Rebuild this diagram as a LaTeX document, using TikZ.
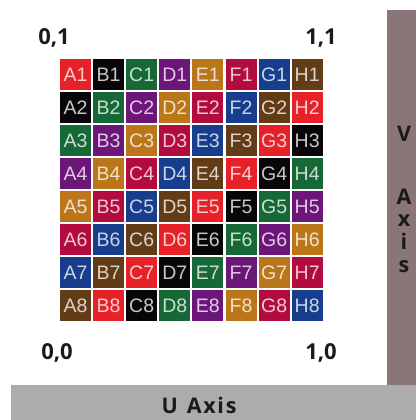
\documentclass[tikz,border=0pt]{standalone}
\usepackage{fontspec}
\setmainfont{Liberation Sans}
\newfontfamily\labelfont{Open Sans}
\newfontfamily\spacedfont[LetterSpace=8]{Open Sans}
\usetikzlibrary{positioning}
% tile palette, cycled along the diagonals
\definecolor{tc0}{RGB}{230,34,40}
\definecolor{tc1}{RGB}{8,6,8}
\definecolor{tc2}{RGB}{22,104,54}
\definecolor{tc3}{RGB}{108,22,122}
\definecolor{tc4}{RGB}{186,118,24}
\definecolor{tc5}{RGB}{178,12,62}
\definecolor{tc6}{RGB}{22,62,140}
\definecolor{tc7}{RGB}{98,60,22}
\definecolor{vbarcol}{RGB}{138,118,118}
\definecolor{ubarcol}{RGB}{172,172,172}
\definecolor{inkcol}{RGB}{26,26,26}
\tikzset{tile/.style={minimum width=31pt, minimum height=31pt, inner sep=0pt, font=\fontsize{19.5}{19.5}\selectfont},
  cornerlbl/.style={inner sep=0pt, text=inkcol, font=\labelfont\bfseries\fontsize{22}{22}\selectfont},
  axislbl/.style={inner sep=0pt, text=inkcol, font=\spacedfont\bfseries\fontsize{21.5}{21.5}\selectfont}}

\begin{document}
\begin{tikzpicture}[x=1pt, y=-1pt]
\useasboundingbox (0,0) rectangle (416,420);
% axis bars
\fill[vbarcol] (387,10) rectangle (416,385);
\fill[ubarcol] (11,385) rectangle (416,420);
% texture tiles
\foreach \row in {1,...,8}
  \foreach \col [count=\ci from 0] in {A,B,C,D,E,F,G,H} {
    \pgfmathtruncatemacro\k{mod(\ci+\row-1,8)}
    \colorlet{tilefill}{tc\k}
    \node[tile, fill=tilefill, text=tilefill!22!white] (\col\row) at ({75.5+33.1*\ci},{74.5+33*(\row-1)}) {\col\row};
  }
% corner coordinates
\node[cornerlbl] (c01) at (54,38) {0,1};
\node[cornerlbl] (c11) at (321,38) {1,1};
\node[cornerlbl] (c00) at (57,353) {0,0};
\node[cornerlbl] (c10) at (321,353) {1,0};
% axis names
\node[axislbl] (uaxis) at (199,405) {U\hspace{9pt}Axis};
\foreach \ch/\yy in {V/141,A/204,x/226,i/249,s/272}
  \node[axislbl, anchor=base] at (404,\yy) {\ch};
\end{tikzpicture}
\end{document}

§ §

STATED TASK:
Repeat the listing verbatim. Skip the pictures.

RESULT FOR THIS TASK:
Rebuild this diagram as a LaTeX document, using TikZ.
\documentclass[tikz,border=0pt]{standalone}
\usepackage{fontspec}
\setmainfont{Liberation Sans}
\newfontfamily\labelfont{Open Sans}
\newfontfamily\spacedfont[LetterSpace=8]{Open Sans}
\usetikzlibrary{positioning}
% tile palette, cycled along the diagonals
\definecolor{tc0}{RGB}{230,34,40}
\definecolor{tc1}{RGB}{8,6,8}
\definecolor{tc2}{RGB}{22,104,54}
\definecolor{tc3}{RGB}{108,22,122}
\definecolor{tc4}{RGB}{186,118,24}
\definecolor{tc5}{RGB}{178,12,62}
\definecolor{tc6}{RGB}{22,62,140}
\definecolor{tc7}{RGB}{98,60,22}
\definecolor{vbarcol}{RGB}{138,118,118}
\definecolor{ubarcol}{RGB}{172,172,172}
\definecolor{inkcol}{RGB}{26,26,26}
\tikzset{tile/.style={minimum width=31pt, minimum height=31pt, inner sep=0pt, font=\fontsize{19.5}{19.5}\selectfont},
  cornerlbl/.style={inner sep=0pt, text=inkcol, font=\labelfont\bfseries\fontsize{22}{22}\selectfont},
  axislbl/.style={inner sep=0pt, text=inkcol, font=\spacedfont\bfseries\fontsize{21.5}{21.5}\selectfont}}

\begin{document}
\begin{tikzpicture}[x=1pt, y=-1pt]
\useasboundingbox (0,0) rectangle (416,420);
% axis bars
\fill[vbarcol] (387,10) rectangle (416,385);
\fill[ubarcol] (11,385) rectangle (416,420);
% texture tiles
\foreach \row in {1,...,8}
  \foreach \col [count=\ci from 0] in {A,B,C,D,E,F,G,H} {
    \pgfmathtruncatemacro\k{mod(\ci+\row-1,8)}
    \colorlet{tilefill}{tc\k}
    \node[tile, fill=tilefill, text=tilefill!22!white] (\col\row) at ({75.5+33.1*\ci},{74.5+33*(\row-1)}) {\col\row};
  }
% corner coordinates
\node[cornerlbl] (c01) at (54,38) {0,1};
\node[cornerlbl] (c11) at (321,38) {1,1};
\node[cornerlbl] (c00) at (57,353) {0,0};
\node[cornerlbl] (c10) at (321,353) {1,0};
% axis names
\node[axislbl] (uaxis) at (199,405) {U\hspace{9pt}Axis};
\foreach \ch/\yy in {V/141,A/204,x/226,i/249,s/272}
  \node[axislbl, anchor=base] at (404,\yy) {\ch};
\end{tikzpicture}
\end{document}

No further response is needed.